Switching losses account for 38 - 52% of total inverter losses depending on load. DSP-controlled soft-switching reduces total losses by up to 40% compared to hard-switched topologies. The CEC weighted efficiency metric places 53% weight on the 75% load point, heavily favoring adaptive dead-time control at partial loads (NREL Solar Resource Data, 2025).
"Grid-forming inverters must autonomously regulate voltage and frequency without relying on a stiff grid reference, which demands fundamentally different control architectures - including virtual synchronous machine emulation implemented entirely in real-time DSP firmware," says Benjamin Kroposki, Director of Power Systems Engineering Center, National Renewable Energy Laboratory.

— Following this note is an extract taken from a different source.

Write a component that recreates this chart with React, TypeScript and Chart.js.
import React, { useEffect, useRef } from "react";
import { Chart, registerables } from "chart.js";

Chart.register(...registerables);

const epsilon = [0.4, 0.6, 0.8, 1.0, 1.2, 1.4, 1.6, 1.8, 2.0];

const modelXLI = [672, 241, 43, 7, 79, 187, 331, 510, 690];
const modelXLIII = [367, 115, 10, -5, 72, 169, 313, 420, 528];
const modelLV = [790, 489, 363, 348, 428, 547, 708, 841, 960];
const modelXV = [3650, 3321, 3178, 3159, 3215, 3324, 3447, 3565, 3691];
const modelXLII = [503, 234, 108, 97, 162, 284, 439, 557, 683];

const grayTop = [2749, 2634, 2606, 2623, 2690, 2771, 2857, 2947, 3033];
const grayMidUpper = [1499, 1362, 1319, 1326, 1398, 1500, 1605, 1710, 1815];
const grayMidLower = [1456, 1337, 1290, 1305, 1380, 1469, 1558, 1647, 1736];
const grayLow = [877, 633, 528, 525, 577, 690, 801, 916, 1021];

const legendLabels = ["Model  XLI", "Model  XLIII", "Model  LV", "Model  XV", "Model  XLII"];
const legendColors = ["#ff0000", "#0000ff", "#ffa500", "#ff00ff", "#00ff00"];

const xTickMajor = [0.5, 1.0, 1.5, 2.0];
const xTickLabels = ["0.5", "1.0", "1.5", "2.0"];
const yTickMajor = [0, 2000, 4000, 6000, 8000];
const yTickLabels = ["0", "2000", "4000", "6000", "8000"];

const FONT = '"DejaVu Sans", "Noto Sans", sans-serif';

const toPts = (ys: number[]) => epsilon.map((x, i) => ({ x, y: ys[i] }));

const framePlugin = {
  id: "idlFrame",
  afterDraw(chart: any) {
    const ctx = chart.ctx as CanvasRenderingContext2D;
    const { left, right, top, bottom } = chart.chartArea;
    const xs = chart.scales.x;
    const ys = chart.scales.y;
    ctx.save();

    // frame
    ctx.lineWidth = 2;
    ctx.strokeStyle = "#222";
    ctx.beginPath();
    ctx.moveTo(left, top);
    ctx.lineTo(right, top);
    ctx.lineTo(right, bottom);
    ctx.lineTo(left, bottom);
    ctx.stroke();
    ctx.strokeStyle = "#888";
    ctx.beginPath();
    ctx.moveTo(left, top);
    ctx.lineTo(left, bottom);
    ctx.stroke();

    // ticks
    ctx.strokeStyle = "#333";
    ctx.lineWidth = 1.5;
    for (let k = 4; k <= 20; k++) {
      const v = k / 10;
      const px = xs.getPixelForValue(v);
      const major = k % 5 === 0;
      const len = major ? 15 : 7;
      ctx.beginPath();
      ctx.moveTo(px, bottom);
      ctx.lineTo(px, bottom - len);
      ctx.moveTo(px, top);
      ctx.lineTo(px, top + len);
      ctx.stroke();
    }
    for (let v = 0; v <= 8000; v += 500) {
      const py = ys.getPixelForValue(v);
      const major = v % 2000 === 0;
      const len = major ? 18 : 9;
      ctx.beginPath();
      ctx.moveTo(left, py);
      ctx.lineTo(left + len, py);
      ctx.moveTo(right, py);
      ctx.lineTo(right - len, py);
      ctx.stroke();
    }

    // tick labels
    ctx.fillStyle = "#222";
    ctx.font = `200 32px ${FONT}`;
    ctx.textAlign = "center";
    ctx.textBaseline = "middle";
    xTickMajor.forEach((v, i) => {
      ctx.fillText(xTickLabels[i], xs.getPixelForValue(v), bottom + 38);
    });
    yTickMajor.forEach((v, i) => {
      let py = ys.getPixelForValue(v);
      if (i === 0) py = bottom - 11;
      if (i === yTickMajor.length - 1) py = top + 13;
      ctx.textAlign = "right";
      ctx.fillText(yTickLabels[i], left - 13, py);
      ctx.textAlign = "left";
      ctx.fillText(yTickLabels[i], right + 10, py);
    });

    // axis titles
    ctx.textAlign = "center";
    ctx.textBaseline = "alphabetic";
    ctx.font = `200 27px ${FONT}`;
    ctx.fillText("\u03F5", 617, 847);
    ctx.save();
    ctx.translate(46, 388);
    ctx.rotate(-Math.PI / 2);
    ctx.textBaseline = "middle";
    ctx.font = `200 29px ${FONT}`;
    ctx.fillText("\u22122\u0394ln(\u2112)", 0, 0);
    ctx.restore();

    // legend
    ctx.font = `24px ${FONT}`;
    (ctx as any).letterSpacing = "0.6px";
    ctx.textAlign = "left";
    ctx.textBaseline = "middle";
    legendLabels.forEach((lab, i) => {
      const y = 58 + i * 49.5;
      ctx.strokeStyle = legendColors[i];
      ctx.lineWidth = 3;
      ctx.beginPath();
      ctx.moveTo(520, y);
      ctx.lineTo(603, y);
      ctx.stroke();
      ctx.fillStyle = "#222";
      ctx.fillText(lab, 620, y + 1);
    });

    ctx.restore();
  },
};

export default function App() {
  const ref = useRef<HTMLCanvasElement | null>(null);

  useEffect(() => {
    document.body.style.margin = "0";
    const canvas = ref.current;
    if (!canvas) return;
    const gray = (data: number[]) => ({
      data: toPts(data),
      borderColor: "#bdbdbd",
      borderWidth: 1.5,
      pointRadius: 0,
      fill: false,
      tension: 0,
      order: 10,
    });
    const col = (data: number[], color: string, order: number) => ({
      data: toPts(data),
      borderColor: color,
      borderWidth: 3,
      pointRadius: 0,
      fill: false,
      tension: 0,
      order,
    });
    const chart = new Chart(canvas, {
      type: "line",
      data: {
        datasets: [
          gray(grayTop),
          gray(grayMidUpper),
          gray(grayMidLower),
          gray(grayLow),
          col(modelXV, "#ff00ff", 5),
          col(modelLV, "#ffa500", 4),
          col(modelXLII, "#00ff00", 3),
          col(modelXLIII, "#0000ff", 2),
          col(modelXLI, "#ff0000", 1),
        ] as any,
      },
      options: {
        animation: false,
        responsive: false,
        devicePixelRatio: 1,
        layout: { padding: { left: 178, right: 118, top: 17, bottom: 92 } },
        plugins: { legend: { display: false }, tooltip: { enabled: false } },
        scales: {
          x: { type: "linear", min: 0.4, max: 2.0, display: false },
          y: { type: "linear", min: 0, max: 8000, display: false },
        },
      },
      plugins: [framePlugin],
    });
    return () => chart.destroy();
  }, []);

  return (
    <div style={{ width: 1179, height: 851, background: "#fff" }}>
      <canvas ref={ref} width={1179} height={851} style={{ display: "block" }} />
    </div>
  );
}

Where Edge AI Inference Actually Runs in 2026 Security Cameras
Ambarella’s CV75S SoC, announced in late 2025, delivers 12+ TOPS of neural network inference at under 3W. This enables real-time multi-object tracking and behavioral analytics entirely on the camera’s embedded processor (Ambarella CV2x/CV5x Series, 2024).

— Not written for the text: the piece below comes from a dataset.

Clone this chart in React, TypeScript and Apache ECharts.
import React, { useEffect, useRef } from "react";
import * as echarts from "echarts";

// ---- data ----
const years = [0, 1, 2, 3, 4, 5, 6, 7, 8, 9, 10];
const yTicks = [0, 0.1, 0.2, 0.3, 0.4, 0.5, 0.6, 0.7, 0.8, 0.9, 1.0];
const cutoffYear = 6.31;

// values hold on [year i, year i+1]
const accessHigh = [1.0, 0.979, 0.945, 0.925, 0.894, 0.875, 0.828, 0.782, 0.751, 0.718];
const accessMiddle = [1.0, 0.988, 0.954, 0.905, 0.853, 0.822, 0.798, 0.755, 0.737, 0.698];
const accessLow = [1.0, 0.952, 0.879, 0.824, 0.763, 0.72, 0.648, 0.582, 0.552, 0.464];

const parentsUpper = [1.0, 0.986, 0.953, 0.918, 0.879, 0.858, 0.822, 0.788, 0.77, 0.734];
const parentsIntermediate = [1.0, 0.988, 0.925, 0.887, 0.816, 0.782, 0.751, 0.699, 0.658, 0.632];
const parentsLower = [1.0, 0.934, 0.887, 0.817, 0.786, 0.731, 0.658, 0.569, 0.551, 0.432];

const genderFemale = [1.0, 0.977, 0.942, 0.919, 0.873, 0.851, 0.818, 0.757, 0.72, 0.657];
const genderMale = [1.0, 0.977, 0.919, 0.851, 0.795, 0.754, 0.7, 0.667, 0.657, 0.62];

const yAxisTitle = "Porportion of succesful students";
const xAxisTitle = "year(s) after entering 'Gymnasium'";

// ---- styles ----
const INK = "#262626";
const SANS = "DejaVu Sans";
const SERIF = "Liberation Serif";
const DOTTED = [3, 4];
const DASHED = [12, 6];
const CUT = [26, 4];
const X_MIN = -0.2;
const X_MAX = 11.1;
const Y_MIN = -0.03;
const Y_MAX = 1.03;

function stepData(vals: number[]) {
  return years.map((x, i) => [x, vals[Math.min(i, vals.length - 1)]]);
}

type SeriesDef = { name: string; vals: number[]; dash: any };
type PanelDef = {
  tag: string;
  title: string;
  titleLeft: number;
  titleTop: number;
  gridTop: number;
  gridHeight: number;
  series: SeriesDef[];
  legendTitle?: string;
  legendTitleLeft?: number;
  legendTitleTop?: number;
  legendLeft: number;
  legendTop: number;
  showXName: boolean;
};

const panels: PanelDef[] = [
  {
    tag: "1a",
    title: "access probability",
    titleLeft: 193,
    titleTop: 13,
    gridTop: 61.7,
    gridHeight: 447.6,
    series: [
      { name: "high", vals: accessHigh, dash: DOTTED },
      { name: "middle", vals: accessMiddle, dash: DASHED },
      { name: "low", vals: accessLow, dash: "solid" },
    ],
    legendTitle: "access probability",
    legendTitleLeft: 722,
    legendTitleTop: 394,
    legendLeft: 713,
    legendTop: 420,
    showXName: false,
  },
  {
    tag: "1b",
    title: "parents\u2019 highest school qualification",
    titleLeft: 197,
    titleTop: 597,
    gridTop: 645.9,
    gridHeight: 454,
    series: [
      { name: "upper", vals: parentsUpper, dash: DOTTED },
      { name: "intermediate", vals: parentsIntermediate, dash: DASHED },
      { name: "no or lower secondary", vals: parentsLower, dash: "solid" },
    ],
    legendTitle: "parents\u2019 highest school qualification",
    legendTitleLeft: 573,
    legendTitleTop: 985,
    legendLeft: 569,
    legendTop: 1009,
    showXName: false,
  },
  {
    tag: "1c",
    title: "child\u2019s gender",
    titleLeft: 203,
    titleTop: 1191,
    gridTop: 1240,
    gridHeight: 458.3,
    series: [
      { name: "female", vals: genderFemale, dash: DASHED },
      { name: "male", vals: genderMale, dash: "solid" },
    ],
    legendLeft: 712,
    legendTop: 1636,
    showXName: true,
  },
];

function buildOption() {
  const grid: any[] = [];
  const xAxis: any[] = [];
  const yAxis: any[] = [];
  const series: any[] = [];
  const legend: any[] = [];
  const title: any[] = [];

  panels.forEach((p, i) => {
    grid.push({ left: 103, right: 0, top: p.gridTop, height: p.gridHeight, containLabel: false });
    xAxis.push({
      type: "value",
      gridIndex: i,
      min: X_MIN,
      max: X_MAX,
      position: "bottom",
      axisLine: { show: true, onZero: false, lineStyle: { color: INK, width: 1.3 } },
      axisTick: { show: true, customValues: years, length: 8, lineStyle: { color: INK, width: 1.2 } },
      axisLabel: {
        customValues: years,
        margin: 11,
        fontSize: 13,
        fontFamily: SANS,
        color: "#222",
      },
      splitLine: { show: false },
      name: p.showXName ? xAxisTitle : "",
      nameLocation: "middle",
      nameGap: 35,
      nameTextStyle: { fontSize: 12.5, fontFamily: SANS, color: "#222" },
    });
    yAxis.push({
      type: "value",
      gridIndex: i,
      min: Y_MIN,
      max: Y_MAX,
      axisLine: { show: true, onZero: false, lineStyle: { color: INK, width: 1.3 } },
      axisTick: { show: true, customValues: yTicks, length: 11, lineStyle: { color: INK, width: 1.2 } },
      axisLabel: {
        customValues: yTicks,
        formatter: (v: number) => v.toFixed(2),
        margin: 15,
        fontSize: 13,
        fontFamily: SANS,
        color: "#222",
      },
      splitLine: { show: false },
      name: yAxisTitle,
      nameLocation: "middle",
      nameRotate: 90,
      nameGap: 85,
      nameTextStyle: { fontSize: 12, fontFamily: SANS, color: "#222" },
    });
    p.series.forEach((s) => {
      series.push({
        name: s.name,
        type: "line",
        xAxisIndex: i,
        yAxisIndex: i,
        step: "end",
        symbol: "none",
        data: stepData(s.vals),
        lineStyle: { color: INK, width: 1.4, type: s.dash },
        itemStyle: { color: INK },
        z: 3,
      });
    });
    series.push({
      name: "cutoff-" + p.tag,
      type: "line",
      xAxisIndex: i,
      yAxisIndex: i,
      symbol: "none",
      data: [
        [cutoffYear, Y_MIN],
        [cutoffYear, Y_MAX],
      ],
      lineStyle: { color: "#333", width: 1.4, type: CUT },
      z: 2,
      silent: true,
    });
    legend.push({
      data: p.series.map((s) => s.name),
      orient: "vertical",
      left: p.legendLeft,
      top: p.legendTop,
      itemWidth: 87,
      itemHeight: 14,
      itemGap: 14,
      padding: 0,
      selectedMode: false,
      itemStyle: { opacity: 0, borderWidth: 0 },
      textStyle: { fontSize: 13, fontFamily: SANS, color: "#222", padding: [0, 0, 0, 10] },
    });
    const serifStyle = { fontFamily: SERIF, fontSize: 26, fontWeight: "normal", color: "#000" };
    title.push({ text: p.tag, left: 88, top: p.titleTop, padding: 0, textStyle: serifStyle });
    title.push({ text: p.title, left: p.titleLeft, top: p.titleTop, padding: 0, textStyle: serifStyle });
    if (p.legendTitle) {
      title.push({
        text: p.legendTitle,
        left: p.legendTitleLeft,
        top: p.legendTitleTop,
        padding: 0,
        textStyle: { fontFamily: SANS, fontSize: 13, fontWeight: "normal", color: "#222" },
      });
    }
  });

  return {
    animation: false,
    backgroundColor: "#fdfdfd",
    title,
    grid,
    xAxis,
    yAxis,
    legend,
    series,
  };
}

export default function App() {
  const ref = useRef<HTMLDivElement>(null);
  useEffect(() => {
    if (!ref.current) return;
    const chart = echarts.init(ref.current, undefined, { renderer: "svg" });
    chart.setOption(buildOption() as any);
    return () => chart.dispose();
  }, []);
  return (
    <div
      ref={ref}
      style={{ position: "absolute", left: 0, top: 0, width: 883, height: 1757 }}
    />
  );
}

A 4K (8MP) security camera at 30fps with H.265 encoding produces 8-12 Mbps, compared to 16-24 Mbps for H.264 - a 40-50% bandwidth reduction (HEVC/H.265 specification, 2024). Sony IMX415 (8MP) and IMX335 (5MP) CMOS sensors dominate mid-to-high-end cameras. The difference between a $50 and $200 camera using the same sensor is almost entirely the ISP pipeline quality (Sony Semiconductor - Security Camera Sensors, 2024).
How do you ensure camera interoperability and future-proofing? Prioritize ONVIF Profile T (H.265 support, ~60% adoption) and Profile G for recording. Full ONVIF compliance remains the most reliable path to multi-vendor NVR compatibility (ONVIF Conformant Products, 2025).

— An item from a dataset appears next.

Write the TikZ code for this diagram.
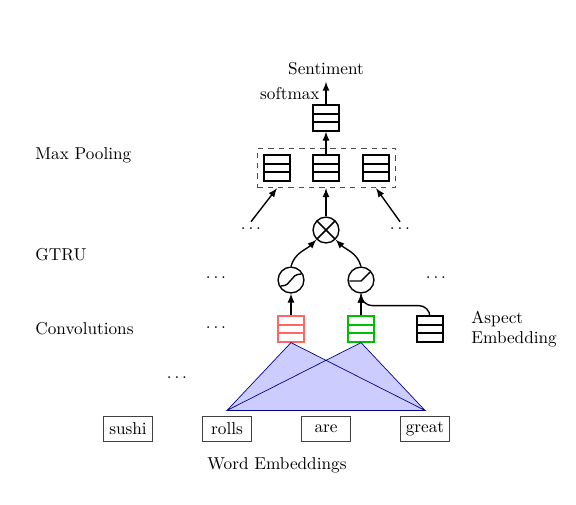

Local NVR storage delivers clear cost advantages. A 4-camera cloud subscription costs $480 - $780 over five years. A local NVR with 4TB drive costs $200 - $400 once. One 4K/H.265 camera at 15fps consumes ~2.7 TB/month (ONVIF Conformant Products, 2025).
DSP-AI Convergence: Practical Selection Framework for Operators
Myth: Higher TOPS always equals better edge AI performance. Evidence: Real constraints are interrupt latency, memory bandwidth, model compatibility, and power. ESP32-S3 worst-case FreeRTOS interrupt latency sits at ~3μs. Context switches add 2-5μs. These numbers matter when your 30fps camera has a 33ms budget per frame (FreeRTOS Developer Documentation, 2025).
Practical takeaway: Match the silicon to the deadline. For simple wake-word detection (200-500KB models at 1-2mW), an ESP32-S3 or Cortex-M4 suffices. For advanced behavioral analytics on 4K video, Ambarella or equivalent vision SoCs with integrated ISP and NPU deliver the required pipeline efficiency.
RISC-V has exceeded 10 billion cumulative shipments, with chips like the ESP32-C3 proving viable at $1.50 - $2.00. ARM Cortex-M4 remains the volume leader for DSP-capable IoT due to its efficiency at 100μW/MHz.
The DSP didn't disappear into the NPU. It converged with it. Understanding this lineage helps operators select components that deliver deterministic performance within power and cost constraints - the difference between systems that scale reliably and those that fail under real-world conditions.
Action steps for implementation:
- Profile your actual latency budgets before selecting silicon
- Verify operator support for your specific models, not just peak TOPS
- Calculate total system power including ISP, IR, and radios, not just the NPU
- Test under partial load - this is where CEC-weighted efficiency and real deployments diverge
The architecture decisions made in the late 1970s still determine whether your edge device succeeds or fails in 2026.